En Guanajuato, la ferretería de Don Chencho, ubicada en la corta y céntrica calle 5 de Mayo, era uno de los expendios más concurridos —junto con otro llamado La Coyota, localizado a unos metros del Callejón del Beso— para abastecerse del también llamado queroseno. Allí, a unos pasos de la Alhóndiga de Granaditas, junto al negocio que ofrecía además clavos, tornillos, tubos, cables, herramientas, etc., un par de batientes anunciaban el acceso a un ámbito sin igual.

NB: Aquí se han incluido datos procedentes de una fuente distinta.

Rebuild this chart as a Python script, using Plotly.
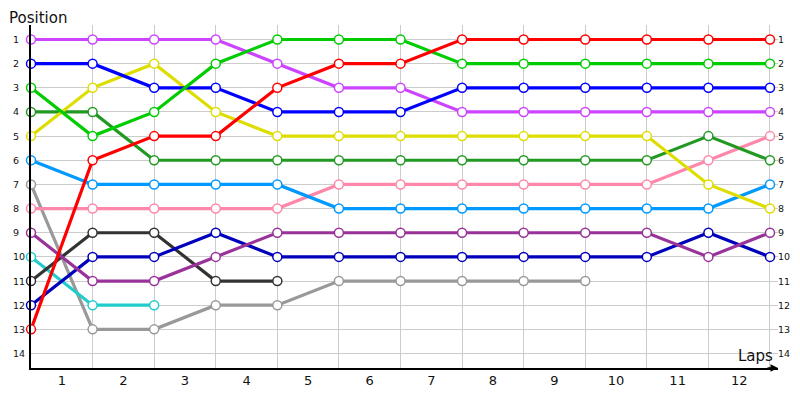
import plotly.graph_objects as go

# Lap chart: position of each car at the end of every lap (lap 0 = grid)
laps = list(range(0, 13))
lap_labels = [str(i) for i in range(1, 13)]
positions = list(range(1, 15))

red = [13, 6, 5, 5, 3, 2, 2, 1, 1, 1, 1, 1, 1]
green = [3, 5, 4, 2, 1, 1, 1, 2, 2, 2, 2, 2, 2]
blue = [2, 2, 3, 3, 4, 4, 4, 3, 3, 3, 3, 3, 3]
violet = [1, 1, 1, 1, 2, 3, 3, 4, 4, 4, 4, 4, 4]
yellow = [5, 3, 2, 4, 5, 5, 5, 5, 5, 5, 5, 7, 8]
dark_green = [4, 4, 6, 6, 6, 6, 6, 6, 6, 6, 6, 5, 6]
light_blue = [6, 7, 7, 7, 7, 8, 8, 8, 8, 8, 8, 8, 7]
pink = [8, 8, 8, 8, 8, 7, 7, 7, 7, 7, 7, 6, 5]
purple = [9, 11, 11, 10, 9, 9, 9, 9, 9, 9, 9, 10, 9]
navy = [12, 10, 10, 9, 10, 10, 10, 10, 10, 10, 10, 9, 10]
charcoal = [11, 9, 9, 11, 11]
cyan = [10, 12, 12]
gray = [7, 13, 13, 12, 12, 11, 11, 11, 11, 11]

series = [
    (gray, '#999999'),
    (cyan, '#22cccc'),
    (charcoal, '#333333'),
    (navy, '#0000bb'),
    (purple, '#993399'),
    (pink, '#ff88aa'),
    (light_blue, '#0099ff'),
    (dark_green, '#229922'),
    (yellow, '#dddd00'),
    (violet, '#cc44ff'),
    (blue, '#0000ff'),
    (green, '#00cc00'),
    (red, '#ff0000'),
]

fig = go.Figure()
for vals, col in series:
    fig.add_trace(go.Scatter(
        x=laps[:len(vals)], y=vals, mode='lines+markers',
        line=dict(color=col, width=3.2),
        marker=dict(size=9, color='white', line=dict(color=col, width=1.5)),
        cliponaxis=False, showlegend=False, hoverinfo='skip'
    ))

font = dict(family='DejaVu Sans', size=9.5, color='#111111')
annotations = []
for p in positions:
    annotations.append(dict(xref='paper', yref='y', x=0, y=p, xshift=-20,
                            xanchor='left', text=str(p), showarrow=False, font=font))
    annotations.append(dict(xref='x', yref='y', x=laps[-1], y=p, xshift=6,
                            xanchor='left', text=str(p), showarrow=False, font=font))

annotations += [
    dict(xref='paper', yref='paper', x=0, y=1, xshift=-23, yshift=17,
         xanchor='left', yanchor='top', text='Position', showarrow=False,
         borderpad=0, font=dict(family='DejaVu Sans', size=15, color='#111111')),
    dict(xref='paper', yref='paper', x=1, y=0, xshift=-3, yshift=1,
         xanchor='right', yanchor='bottom', text='Laps', showarrow=False,
         font=dict(family='DejaVu Sans', size=15, color='#111111')),
    dict(xref='paper', yref='paper', x=1, y=0, ax=-12, ay=0,
         axref='pixel', ayref='pixel', text='', showarrow=True,
         arrowhead=2, arrowsize=1, arrowwidth=1.5, arrowcolor='black'),
]

# the page adds an 8px body margin, so the figure is 8px smaller than the window
fig.update_layout(
    width=792, height=392,
    margin=dict(l=23, r=22, t=17, b=25),
    plot_bgcolor='white', paper_bgcolor='white',
    annotations=annotations,
    shapes=[dict(type='circle', xref='paper', yref='paper', x0=0, y0=1, x1=0, y1=1,
                 xsizemode='pixel', ysizemode='pixel', xanchor=0, yanchor=1,
                 fillcolor='black', line=dict(color='black'))],
)
fig.update_xaxes(
    range=[0, 12.13], tickvals=[i + 0.5 for i in range(12)], ticktext=lap_labels,
    showgrid=False, zeroline=False, showline=True, linecolor='black', linewidth=1.5,
    ticks='', tickfont=dict(family='DejaVu Sans', size=13, color='#111111'),
    minor=dict(tick0=0, dtick=1, showgrid=True, gridcolor='#cccccc', gridwidth=1),
)
fig.update_yaxes(
    range=[14.6, 0.4], tickvals=positions, showticklabels=False,
    showgrid=True, gridcolor='#cccccc', gridwidth=1, zeroline=False,
    showline=True, linecolor='black', linewidth=1.5, ticks='',
)

fig.write_html("out.html")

El Chenchos Bar abrió sus puertas en el lejano 1945, al impulso de Don Ausencio Rodríguez Porras y, después, de su hijo Leonardo. Durante mucho tiempo se constituyó en el refugio de los consumidores de bebidas que deambulaban por la transitada zona o que habitaban los rumbos de San Javier, San Clemente, San Luisito, Terremoto e Insurgencia, entre otros. Así continuó durante décadas, hasta el último viaje del fundador, a principios del presente siglo. Entonces, Luis Rodríguez, hijo de Leonardo, tomó la estafeta y dio nuevo impulso al negocio.
Primeramente, el local se modernizó con nuevos materiales, aunque la distribución original prácticamente no cambió. Así, mostrando relucientes mosaicos en pisos y muros, también una renovada barra, reabrió sus puertas en 2001, con un histórico cambio de nombre: Bar Once, tomado de la razón social: 5 de Mayo No. 11, pero sin perder la esencia de cantina tradicional que aún, acertadamente, conserva.
Y sobre todo, mantuvo el ambiente que la ha hecho famosa en el entorno citadino, una dimensión dedicada al rey de los deportes. A dondequiera que uno voltee, se observarán, en cuadros, vitrinas y repisas, objetos de todo tipo relacionados con el béisbol, desde las clásicas pelotas hasta figuritas de peloteros famosos, carteles, boletos, anuncios. Bates y cascos encuentran también allí su lugar.
Y sin embargo, lo más importante no son los objetos en sí, que por sí mismos constituyen una valiosa colección, sino lo que representan. Luis Rodríguez se remite a los recuerdos y sus ojos se avivan para expresar que, para su abuelo, su padre y él mismo, las piezas traen a la memoria experiencias vividas. Cada conjunto de artículos indica un momento inolvidable de la existencia, del tiempo fugaz ya transcurrido pero que ha dejado huella en la mente y el corazón.
“Nada ha sido comprado”, expresa con vehemencia, sino que los múltiples elementos de esa peculiar decoración se han adquirido con el entusiasmo de los verdaderos aficionados al deporte de los hits y las carreras. Pelotas autografiadas por leyendas inmortales como Fernando Valenzuela, Héctor Espino, Esteban Loaíza, Rocket Valdez y muchos otros son gemas de un impresionante muestrario.
Así, mientras se degusta una cerveza, un caballito de tequila o una popular michelada, y se escuchan de fondo las canciones de siempre en la moderna rockola, puede hacerse un breve pero interesante recorrido por este auténtico museo, en el que, con algo de perspicacia, se encontrará la colección de pelotas firmadas por cada uno de los jugadores del legendario Dodgers de Los Ángeles que dirigió Tom Lasorda, donada al Once por el Padre Pollo, añorado sacerdote que se daba tiempo, entre misa y misa, para atender a estudiantes necesitados o entrenar a equipos de béisbol.
Pero no todo se encierra en el par de habitáculos en que se desarrolla la actividad de la cantina, pues hace seis años se cumplió un proyecto de expansión que permitió abrir un bar en la planta alta, donde han encontrado acomodo piezas y elementos característicos de otros deportes, desde el popular fútbol hasta el automovilismo, pasando por el tenis o el boxeo, pero eso es otro cantar.
Por ahora, periodistas, caminantes, maestros, funcionarios, coaches como Daniel y Santos Hernández, mineros y bastantes damas, recalan en el Once para hacer un paréntesis en su rutina y poder relajarse con una plática entre bebidas y melodías, rodeados por los tesoros que ofrece el rey de los deportes.